The Association remains strong and active. Neighborhood democracy is alive and well in Wildwood, annual meetings are well attended as are special meetings called to decide the occasional issue or expenditure. Each year members gather in force to, among other things, clean up the shoreline, mow and trim the reserve and entrance to the Park, and repair the steps and railings to the beach.
Growth and Change in the park
Philip F. Chapman purchased the Concord Realty Company which included all the Wildwood land not already privately owned on October 31, 1923. The Chapmans converted the Wildwood Inn into their home. The famous shore dinners were no more. However, Mrs. Chapman does remember people coming around for many years to eat at the Inn. Once a party of people came to eat at the Inn and discovered it no longer was operating. They were very disappointed and begged to have a cup of coffee so that they could say that they had eaten at the Inn. After being refused by Mrs. Chapman, these same people, determined to be able to say that they had eaten in the Wildwood Park area, camped across the ravine and had a picnic lunch. Mrs. Chapman also recalls a visitor who told the Chapmans he had proposed to his wife on the porch of the Inn after one of the famous shore dinners.
The real estate development effort began to work. Early houses in Wildwood-besides the Inn (and Chapman residence)-were at 4 Concord Circle; at 8, 10, 11,12, 14, 15, 21, 22, 24, 26, and 32 Birch Lane; 16, 17, 20, 21, 24, 25, 26, 28, and 30 Pine Lane; and at 5, 20, 22, 26, and 32 Wildwood Boulevard. All of these were built before the end of the 1920s, but at that time only one of the homes-the Bjorns’s-apparently was used year round.
The growth of housing in Wildwood has seen many twists and turns, as even current residents know. Cottages were modified and expanded, sometimes several times, over the years. The Baxters at 16 Birch Lane note that theirs was the last of the original summer cottages to be lifted and have a cellar put in underneath. Two houses came fully fashioned from other places. Number 2 Birch, the latest wholly new structure in the Park, was originally built on the Payson estate, but then moved in 1992 for sale to a lot on the Lane that the Association agreed to incorporate into the Park. Another house came an even longer distance in the late 1940s.

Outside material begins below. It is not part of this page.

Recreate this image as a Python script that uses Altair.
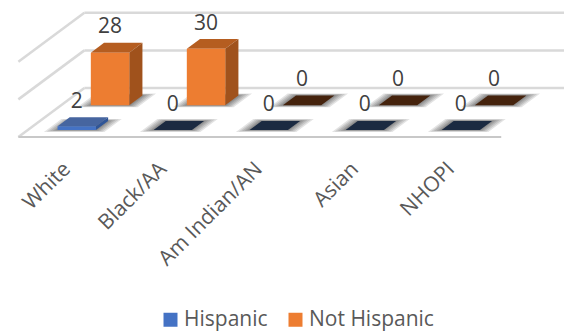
import altair as alt
import pandas as pd

categories = ["White", "Black/AA", "Am Indian/AN", "Asian", "NHOPI"]
hispanic = [2, 0, 0, 0, 0]
not_hispanic = [28, 30, 0, 0, 0]
grid_values = [0, 20, 40]

# oblique projection of the 3-D scene onto the flat scales
DX, DY = 0.6875, 26.06   # shift for a full step of depth
HALF = 0.2
ROWS = {
    "Hispanic": (0.143, 0.327, "#4472c4", "#2f5597", "#46659f", "#1b2a41"),
    "Not Hispanic": (0.647, 0.847, "#ed7d31", "#a0521c", "#b55d20", "#45230d"),
}
X_DOM = [-0.618, 5.174]
Y_DOM = [-104.26, 68.6]
sx = alt.Scale(domain=X_DOM, range=[0, 556], nice=False, zero=False)
sy = alt.Scale(domain=Y_DOM, range=[325, 0], nice=False, zero=False)
X = lambda f: alt.X(f, type="quantitative", scale=sx, axis=None)
Y = lambda f: alt.Y(f, type="quantitative", scale=sy, axis=None)


def px(c, d):
    return c + DX * d


def py(v, d):
    return v + DY * d


fronts, sides, tops, shadows, labels = [], [], [], [], []
for series, values in [("Not Hispanic", not_hispanic), ("Hispanic", hispanic)]:
    d0, d1, cf, cs, ct, cz = ROWS[series]
    for i, v in enumerate(values):
        key = f"{series}{i}"
        if v > 0:
            fronts.append(dict(series=series, x=i - HALF + px(0, d0), x2=i + HALF + px(0, d0),
                               y=py(0, d0), y2=py(v, d0)))
            r = i + HALF
            sides += [
                dict(k=key, c=cs, x=px(r, d0), y=py(0, d0), y2=py(v, d0)),
                dict(k=key, c=cs, x=px(r, d1), y=py(0, d1), y2=py(v, d1)),
            ]
        for d in (d0, d1):
            tops.append(dict(k=key, c=ct if v > 0 else cz, y=py(v, d),
                             x=px(i - HALF, d), x2=px(i + HALF, d), s=series))
        for step, grow in enumerate([0.115, 0.09, 0.065, 0.04, 0.02]):
            g = grow * 0.35
            for d, dd in ((d0, -g), (d1, g)):
                shadows.append(dict(k=f"{key}-{step}", y=py(0, d + dd),
                                    x=px(i - HALF - grow, d + dd), x2=px(i + HALF + grow, d + dd)))
        labels.append(dict(x=px(i, d0), y=py(v, d1), t=str(v)))

grid_back = pd.DataFrame([dict(x=px(-0.51, 1), x2=px(4.52, 1), y=py(v, 1), y2=py(v, 1)) for v in grid_values])
grid_side = pd.DataFrame([dict(x=px(-0.51, 0), x2=px(-0.51, 1), y=py(v, 0), y2=py(v, 1)) for v in grid_values])
floor_edge = pd.DataFrame([dict(x=px(-0.51, 0), x2=px(4.52, 0), y=py(0, 0), y2=py(0, 0))])

rule = lambda df, color, w: alt.Chart(df).mark_rule(color=color, strokeWidth=w).encode(
    x=X("x"), x2="x2", y=Y("y"), y2="y2")

hshape = dict(orient="horizontal", interpolate="linear")
shadow = alt.Chart(pd.DataFrame(shadows)).mark_area(color="#000000", opacity=0.11, **hshape).encode(
    x=X("x"), x2="x2", y=Y("y"), detail="k:N")


def faces(series):
    t = pd.DataFrame([r for r in tops if r["s"] == series])
    top = alt.Chart(t).mark_area(**hshape).encode(
        x=X("x"), x2="x2", y=Y("y"), detail="k:N", color=alt.Color("c:N", scale=None))
    return top


side = alt.Chart(pd.DataFrame(sides)).mark_area(orient="vertical", interpolate="linear").encode(
    x=X("x"), y=Y("y"), y2="y2", detail="k:N", color=alt.Color("c:N", scale=None))

front = alt.Chart(pd.DataFrame(fronts)).mark_rect().encode(
    x=X("x"), x2="x2", y=Y("y"), y2="y2",
    color=alt.Color(
        "series:N",
        scale=alt.Scale(domain=["Hispanic", "Not Hispanic"], range=["#4472c4", "#ed7d31"]),
        legend=alt.Legend(
            title=None, orient="none", legendX=152, legendY=301, direction="horizontal",
            columns=2, symbolType="square", symbolSize=196, symbolStrokeWidth=0, symbolOpacity=1,
            labelFont="Open Sans", labelFontSize=21, labelColor="#595959",
            labelOffset=3, columnPadding=17, padding=0,
        ),
    ),
)

data_labels = alt.Chart(pd.DataFrame(labels)).mark_text(
    font="Open Sans", fontSize=21, color="#404040", dy=-15.5, baseline="middle", align="center"
).encode(x=X("x"), y=Y("y"), text="t:N")

LAB_DX = 0.0
LAB_V = -15.5
cat_df = pd.DataFrame({"x": [i + LAB_DX for i in range(5)], "y": [LAB_V] * 5, "t": categories})
cat_labels = alt.Chart(cat_df).mark_text(
    font="Open Sans", fontSize=21, color="#595959", angle=315, align="right", baseline="middle"
).encode(x=X("x"), y=Y("y"), text="t:N")

chart = alt.layer(
    rule(grid_back, "#d9d9d9", 2.5),
    rule(grid_side, "#d9d9d9", 2.5),
    rule(floor_edge, "#c8c8c8", 2),
    shadow,
    faces("Not Hispanic"),
    faces("Hispanic"),
    side,
    front,
    data_labels,
    cat_labels,
).resolve_scale(color="independent").properties(
    width=556, height=325, padding=0, autosize=alt.AutoSizeParams(type="none"), background="white"
).configure_view(stroke=None)

chart.save("out.html", embed_options={"renderer": "svg", "actions": False})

Norman and Lucy Leighton brought their home with them from Bath and set it on new foundations at 7 Concord Circle.
Wildwood was served by the trolley line along what is now Route 88. The original line between Monument Square and Yarmouth was opened in 1898, and for ten years was especially known for serving Underwood Springs Park and Casino in Falmouth (the beach area north of Town Landing near the present Forecaster offices). The Casino burned and Underwood Springs Park closed in 1907. By the time Wildwood Beach Park was getting going, service extended beyond Yarmouth to Brunswick. Trolleys ran every half hour from 6 a.m. to 11:30 p.m., and were fairly reliable. One report noted, though, that the cars had “a galloping motion at full speed,” and derailments were not uncommon. Gradually, trolleys lost out to the automobile. In 1910, there were four cars registered in Cumberland; five in Falmouth and Yarmouth together; and 538 in total for the metropolitan area that the Portland rail systems served. By 1922, 538 had grown to more than 10,000. Trolleys ran less frequently, and in 1933, the line was abandoned. Bus service at much less frequent intervals continued between Yarmouth and Portland along Route 88 through the 1950s. Eventually it, too, disappeared.

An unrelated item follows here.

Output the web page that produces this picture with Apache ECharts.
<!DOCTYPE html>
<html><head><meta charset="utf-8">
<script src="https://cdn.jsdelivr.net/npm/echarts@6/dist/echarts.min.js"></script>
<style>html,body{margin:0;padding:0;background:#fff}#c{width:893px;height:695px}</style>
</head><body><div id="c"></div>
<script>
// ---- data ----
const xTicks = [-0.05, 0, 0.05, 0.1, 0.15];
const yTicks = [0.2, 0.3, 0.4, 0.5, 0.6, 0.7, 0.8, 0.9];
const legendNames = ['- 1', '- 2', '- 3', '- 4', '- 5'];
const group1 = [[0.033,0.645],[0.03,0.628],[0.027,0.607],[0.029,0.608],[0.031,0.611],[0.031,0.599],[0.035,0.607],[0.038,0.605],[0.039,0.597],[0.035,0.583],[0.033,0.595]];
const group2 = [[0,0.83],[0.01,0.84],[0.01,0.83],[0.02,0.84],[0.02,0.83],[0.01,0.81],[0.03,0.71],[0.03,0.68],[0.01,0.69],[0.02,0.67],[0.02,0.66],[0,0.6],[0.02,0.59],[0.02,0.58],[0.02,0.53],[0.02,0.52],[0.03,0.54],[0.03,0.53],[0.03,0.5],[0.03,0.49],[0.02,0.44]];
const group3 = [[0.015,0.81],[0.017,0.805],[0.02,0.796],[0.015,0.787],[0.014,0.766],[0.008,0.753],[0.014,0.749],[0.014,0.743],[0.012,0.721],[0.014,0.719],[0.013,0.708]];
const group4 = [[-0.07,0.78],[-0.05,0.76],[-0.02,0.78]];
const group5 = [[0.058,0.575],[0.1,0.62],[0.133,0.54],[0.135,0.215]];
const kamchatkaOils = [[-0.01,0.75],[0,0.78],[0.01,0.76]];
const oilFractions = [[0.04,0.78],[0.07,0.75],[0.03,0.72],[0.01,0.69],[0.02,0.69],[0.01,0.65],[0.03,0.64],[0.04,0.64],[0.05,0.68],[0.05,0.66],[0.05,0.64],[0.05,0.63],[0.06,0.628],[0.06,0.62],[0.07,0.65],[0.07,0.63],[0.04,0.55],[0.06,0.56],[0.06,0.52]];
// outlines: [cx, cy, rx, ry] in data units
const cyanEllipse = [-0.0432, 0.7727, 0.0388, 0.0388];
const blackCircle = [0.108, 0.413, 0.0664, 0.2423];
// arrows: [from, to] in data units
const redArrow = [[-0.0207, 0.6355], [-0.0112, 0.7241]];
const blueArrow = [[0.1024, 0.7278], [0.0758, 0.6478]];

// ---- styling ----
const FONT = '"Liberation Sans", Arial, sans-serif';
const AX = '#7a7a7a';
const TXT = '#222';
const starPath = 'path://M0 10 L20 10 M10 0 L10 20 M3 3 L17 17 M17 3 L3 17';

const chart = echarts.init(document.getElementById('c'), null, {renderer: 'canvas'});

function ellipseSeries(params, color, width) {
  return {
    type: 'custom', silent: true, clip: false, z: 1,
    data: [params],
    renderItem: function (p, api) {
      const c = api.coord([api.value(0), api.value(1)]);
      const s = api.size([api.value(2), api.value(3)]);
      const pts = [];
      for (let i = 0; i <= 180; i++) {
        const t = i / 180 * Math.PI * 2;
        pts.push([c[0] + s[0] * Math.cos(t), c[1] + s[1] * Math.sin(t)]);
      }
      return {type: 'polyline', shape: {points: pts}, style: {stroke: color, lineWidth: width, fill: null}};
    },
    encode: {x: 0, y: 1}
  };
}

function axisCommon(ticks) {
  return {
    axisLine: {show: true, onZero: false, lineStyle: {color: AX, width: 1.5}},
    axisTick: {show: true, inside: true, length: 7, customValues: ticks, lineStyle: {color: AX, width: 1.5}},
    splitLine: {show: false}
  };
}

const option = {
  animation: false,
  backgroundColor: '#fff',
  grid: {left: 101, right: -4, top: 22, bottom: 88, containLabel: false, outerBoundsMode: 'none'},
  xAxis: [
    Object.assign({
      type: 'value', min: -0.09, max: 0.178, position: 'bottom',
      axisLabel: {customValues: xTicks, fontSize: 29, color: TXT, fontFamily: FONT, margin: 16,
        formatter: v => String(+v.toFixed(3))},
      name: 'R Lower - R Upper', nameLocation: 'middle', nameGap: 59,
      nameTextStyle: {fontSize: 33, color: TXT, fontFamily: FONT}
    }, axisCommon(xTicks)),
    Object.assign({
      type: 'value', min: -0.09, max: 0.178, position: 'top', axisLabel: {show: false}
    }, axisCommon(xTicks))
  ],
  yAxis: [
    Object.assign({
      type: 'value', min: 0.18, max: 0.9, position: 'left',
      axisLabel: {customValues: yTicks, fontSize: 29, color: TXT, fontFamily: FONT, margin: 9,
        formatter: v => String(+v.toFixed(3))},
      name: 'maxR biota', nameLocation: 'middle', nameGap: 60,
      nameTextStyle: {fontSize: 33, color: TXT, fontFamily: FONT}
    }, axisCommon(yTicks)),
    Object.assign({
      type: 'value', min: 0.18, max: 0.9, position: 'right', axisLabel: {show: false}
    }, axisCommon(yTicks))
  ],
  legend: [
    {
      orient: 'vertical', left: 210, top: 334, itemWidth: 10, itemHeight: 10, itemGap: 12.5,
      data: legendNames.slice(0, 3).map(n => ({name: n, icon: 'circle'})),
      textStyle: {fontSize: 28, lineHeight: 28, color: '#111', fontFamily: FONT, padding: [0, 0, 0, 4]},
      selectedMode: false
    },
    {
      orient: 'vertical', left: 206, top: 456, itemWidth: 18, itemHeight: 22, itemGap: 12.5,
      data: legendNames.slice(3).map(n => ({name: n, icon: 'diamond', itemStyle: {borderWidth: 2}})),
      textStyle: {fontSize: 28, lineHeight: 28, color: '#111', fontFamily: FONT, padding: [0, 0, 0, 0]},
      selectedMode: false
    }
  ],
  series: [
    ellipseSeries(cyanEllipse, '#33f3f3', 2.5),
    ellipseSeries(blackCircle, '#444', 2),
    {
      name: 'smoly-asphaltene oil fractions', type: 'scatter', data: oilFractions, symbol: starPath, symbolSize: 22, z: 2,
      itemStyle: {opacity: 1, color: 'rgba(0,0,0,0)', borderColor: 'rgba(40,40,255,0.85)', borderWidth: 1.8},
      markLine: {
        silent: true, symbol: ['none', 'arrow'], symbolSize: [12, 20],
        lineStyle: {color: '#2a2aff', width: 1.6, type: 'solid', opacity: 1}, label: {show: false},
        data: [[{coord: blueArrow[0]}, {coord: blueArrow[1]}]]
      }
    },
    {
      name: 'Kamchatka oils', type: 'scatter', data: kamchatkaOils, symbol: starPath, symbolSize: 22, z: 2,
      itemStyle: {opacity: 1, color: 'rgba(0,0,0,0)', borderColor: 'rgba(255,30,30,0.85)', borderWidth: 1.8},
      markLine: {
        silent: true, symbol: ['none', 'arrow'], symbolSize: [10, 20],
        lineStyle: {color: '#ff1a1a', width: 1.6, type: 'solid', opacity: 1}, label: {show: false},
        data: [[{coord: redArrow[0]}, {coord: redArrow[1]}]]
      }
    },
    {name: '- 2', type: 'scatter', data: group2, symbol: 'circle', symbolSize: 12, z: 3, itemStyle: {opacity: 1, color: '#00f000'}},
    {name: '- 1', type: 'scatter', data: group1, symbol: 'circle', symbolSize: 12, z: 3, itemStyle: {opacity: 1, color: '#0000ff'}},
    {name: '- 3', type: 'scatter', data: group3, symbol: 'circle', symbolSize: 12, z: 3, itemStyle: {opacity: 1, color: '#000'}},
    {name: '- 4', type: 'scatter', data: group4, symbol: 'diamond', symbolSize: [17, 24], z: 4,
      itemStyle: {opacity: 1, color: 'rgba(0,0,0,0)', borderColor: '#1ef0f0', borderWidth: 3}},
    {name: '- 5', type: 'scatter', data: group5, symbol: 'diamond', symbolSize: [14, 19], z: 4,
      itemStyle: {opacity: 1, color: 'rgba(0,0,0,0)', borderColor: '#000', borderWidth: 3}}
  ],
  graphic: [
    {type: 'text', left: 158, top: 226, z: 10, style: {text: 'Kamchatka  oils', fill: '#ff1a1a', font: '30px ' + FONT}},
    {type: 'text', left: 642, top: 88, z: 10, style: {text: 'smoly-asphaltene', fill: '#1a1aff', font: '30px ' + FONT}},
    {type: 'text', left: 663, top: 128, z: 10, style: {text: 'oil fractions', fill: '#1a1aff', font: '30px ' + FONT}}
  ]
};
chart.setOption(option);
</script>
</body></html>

Neighborhood Celebrations and Traditions
The big occasions in Wildwood are Independence Day and Christmas. For many years the Chapmans hosted field days on their property on the Fourth of July and Labor Day. There were games and prizes for the children, tennis tournaments with punch and strawberries for spectators, and cookouts-sometimes clambakes-for all. After World War II, Fourth of July celebrations became more of a total community effort. Programs spanned the entire day: from an early morning parade and flag ceremony to an evening picnic for resident families and their guests on the Reserve.

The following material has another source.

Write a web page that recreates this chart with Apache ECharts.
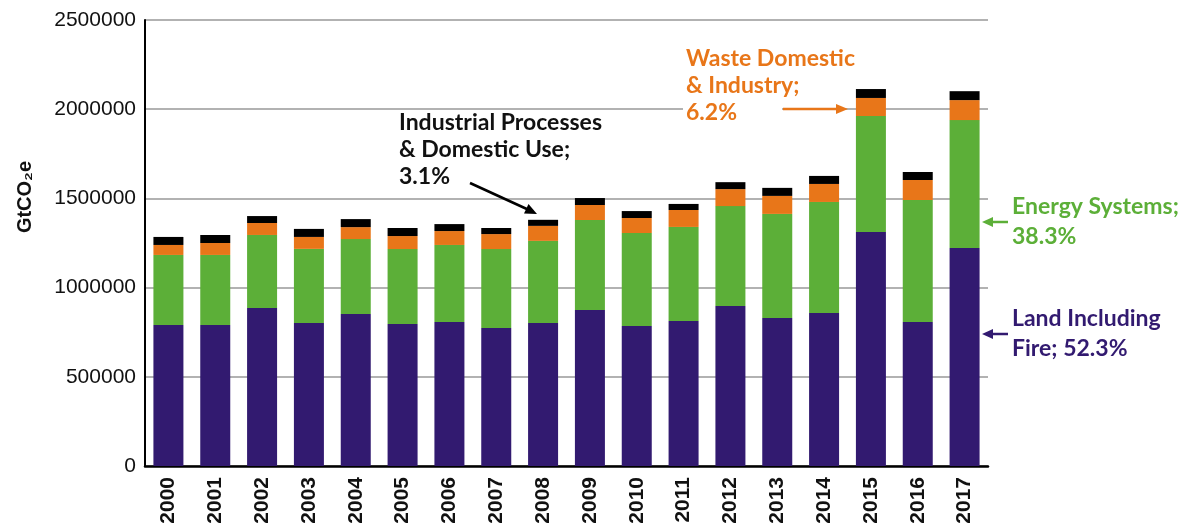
<!DOCTYPE html>
<html lang="en">
<head>
    <meta charset="utf-8" />
    <title>GtCO2e by sector</title>
    <script type="text/javascript" src="https://cdn.jsdelivr.net/npm/echarts/dist/echarts.min.js"></script>
    <style>
        html, body { margin: 0; padding: 0; background: #fff; }
        #chart { width: 1189px; height: 527px; }
    </style>
</head>
<body>
    <div id="chart"></div>

    <script type="text/javascript">
        // values
        var years = ['2000','2001','2002','2003','2004','2005','2006','2007','2008',
                     '2009','2010','2011','2012','2013','2014','2015','2016','2017'];
        var landData     = [790000, 790000, 886000, 802000, 852000, 796000, 807000, 774000, 802000,
                            874000, 785000, 813000, 897000, 830000, 858000, 1312000, 807000, 1222000];
        var energyData   = [393000, 393000, 409000, 415000, 420000, 420000, 432000, 442000, 460000,
                            505000, 521000, 527000, 560000, 583000, 622000, 650000, 684000, 717000];
        var wasteData    = [56000, 67000, 67000, 67000, 67000, 73000, 78000, 84000, 84000,
                            84000, 84000, 95000, 95000, 101000, 101000, 101000, 112000, 112000];
        var industryData = [45000, 45000, 39000, 45000, 45000, 45000, 39000, 34000, 34000,
                            39000, 39000, 34000, 39000, 45000, 45000, 50000, 45000, 50000];
        var yTicks = [0, 500000, 1000000, 1500000, 2000000, 2500000];

        var purple = '#321a70';
        var green = '#5caf38';
        var orange = '#e87619';

        var chart = echarts.init(document.getElementById('chart'));

        function bar(name, data, color) {
            return {
                name: name,
                type: 'bar',
                stack: 'total',
                barWidth: 30,
                itemStyle: { color: color },
                data: data
            };
        }

        function note(x, y, text, color, size, lh) {
            return {
                type: 'text',
                x: x, y: y, z: 100,
                style: {
                    text: text,
                    fill: color,
                    font: 'bold ' + size + 'px Lato',
                    lineHeight: lh,
                    textVerticalAlign: 'top'
                }
            };
        }

        var option = {
            animation: false,
            grid: { left: 145, right: 201, top: 20, bottom: 61 },
            xAxis: {
                type: 'category',
                data: years,
                axisLine: { lineStyle: { color: '#000', width: 2.5 } },
                axisTick: { inside: true, length: 11, lineStyle: { color: '#666', width: 1.5 } },
                axisLabel: {
                    rotate: 90,
                    margin: 11,
                    color: '#111',
                    fontFamily: 'Liberation Sans',
                    fontWeight: 'bold',
                    fontSize: 21
                }
            },
            yAxis: {
                type: 'value',
                min: yTicks[0],
                max: yTicks[yTicks.length - 1],
                interval: 500000,
                axisLine: { show: true, lineStyle: { color: '#000', width: 2 } },
                axisTick: { show: false },
                splitLine: { lineStyle: { color: '#999', width: 1.5 } },
                axisLabel: {
                    margin: 9,
                    color: '#111',
                    fontFamily: 'Liberation Sans',
                    fontSize: 21,
                    formatter: function (v) { return String(v); }
                }
            },
            series: [
                bar('Land Including Fire', landData, purple),
                bar('Energy Systems', energyData, green),
                bar('Waste Domestic & Industry', wasteData, orange),
                bar('Industrial Processes & Domestic Use', industryData, '#000')
            ],
            graphic: [
                {
                    type: 'text',
                    x: 25, y: 197,
                    rotation: Math.PI / 2,
                    style: {
                        text: 'GtCO\u2082e',
                        fill: '#111',
                        font: 'bold 20px "Liberation Sans"',
                        textAlign: 'center',
                        textVerticalAlign: 'middle'
                    }
                },
                // white box behind the waste label
                {
                    type: 'rect', z: 90,
                    shape: { x: 683, y: 44, width: 99, height: 84 },
                    style: { fill: '#fff' }
                },
                note(399, 109, 'Industrial Processes\n& Domestic Use;\n3.1%', '#111', 23, 27),
                note(686, 45, 'Waste Domestic\n& Industry;\n6.2%', orange, 23, 27),
                note(1012, 192, 'Energy Systems;\n38.3%', green, 23, 30),
                note(1012, 304, 'Land Including\nFire; 52.3%', purple, 23, 30),
                // arrows
                { type: 'line', z: 100, shape: { x1: 470, y1: 183, x2: 529, y2: 210 }, style: { stroke: '#000', lineWidth: 2.5 } },
                { type: 'polygon', z: 100, shape: { points: [[537, 214], [524, 213.5], [528.5, 204]] }, style: { fill: '#000' } },
                { type: 'line', z: 100, shape: { x1: 783, y1: 109, x2: 838, y2: 109 }, style: { stroke: orange, lineWidth: 2.5 } },
                { type: 'polygon', z: 100, shape: { points: [[848, 109], [836, 104], [836, 114]] }, style: { fill: orange } },
                { type: 'line', z: 100, shape: { x1: 1008, y1: 222, x2: 990, y2: 222 }, style: { stroke: green, lineWidth: 2.5 } },
                { type: 'polygon', z: 100, shape: { points: [[982, 222], [993, 217], [993, 227]] }, style: { fill: green } },
                { type: 'line', z: 100, shape: { x1: 1008, y1: 334, x2: 990, y2: 334 }, style: { stroke: purple, lineWidth: 2.5 } },
                { type: 'polygon', z: 100, shape: { points: [[982, 334], [993, 329], [993, 339]] }, style: { fill: purple } }
            ]
        };

        chart.setOption(option);
    </script>
</body>
</html>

An annual theme provides the basis for the parade and activities-and truly reflects the creativity of the volunteer chair of the event. Past themes have included: America the Melting Pot (1980 and 1993), Heroes and Heroines (1981), Famous Americans Past and Present (1984), Happy Birthday Miss Liberty (1986), We the People (1989), March into the Future (1992), It’s a Musical Fourth (1994), From Sea to Shining Sea (1996); It’s a Flower Power 4th (1997); A Star-Studded 4th (1998), and Celebrate the American Century! (1999).
And the tradition continues with a recounting of what Independence Day means to us all, tables selling bake goods and used books, games for children and adults-including a tug of war, egg toss, three legged race and sack relay, a tennis tournament, raffles, movies or videos for “quiet time” in the afternoon. Each year as the flag is lowered, Wendy Joy reads an essay by Roger Garrison, a late Wildwood resident who annually wrote an essay for the celebration. This was his last essay-and serves as a yearly inspiration.
The talent show is a special part of the celebration. For nearly five decades the neighborhood children have showcased their special skills on the “stage” at the Heldman’s garage. Whether singing, dancing, playing a musical instrument or reciting poetry, the children proudly display their craft. An integral part of the talent show is the skit in which all participate. The costumes and scenery are worthy of Broadway.
As the annual host of the talent show, Lloyd Heldman was fond of saying “This was the best show yet.” In his memory, the shows producer invites the entire audience to echo Lloyds sentiment following the curtain call.
Another tradition, a huge bonfire on the Reserve after dark, was dropped in the mid-90s due to fire danger and has now been replaced by a campfire-complete with scary ghost stories and a sing along.
At Christmas, residents can count on a tour of the streets by Santa (propelled by internal combustion, not reindeer!) and a progressive pot-luck evening with a break for caroling through the neighborhood between appetizers and the main courses.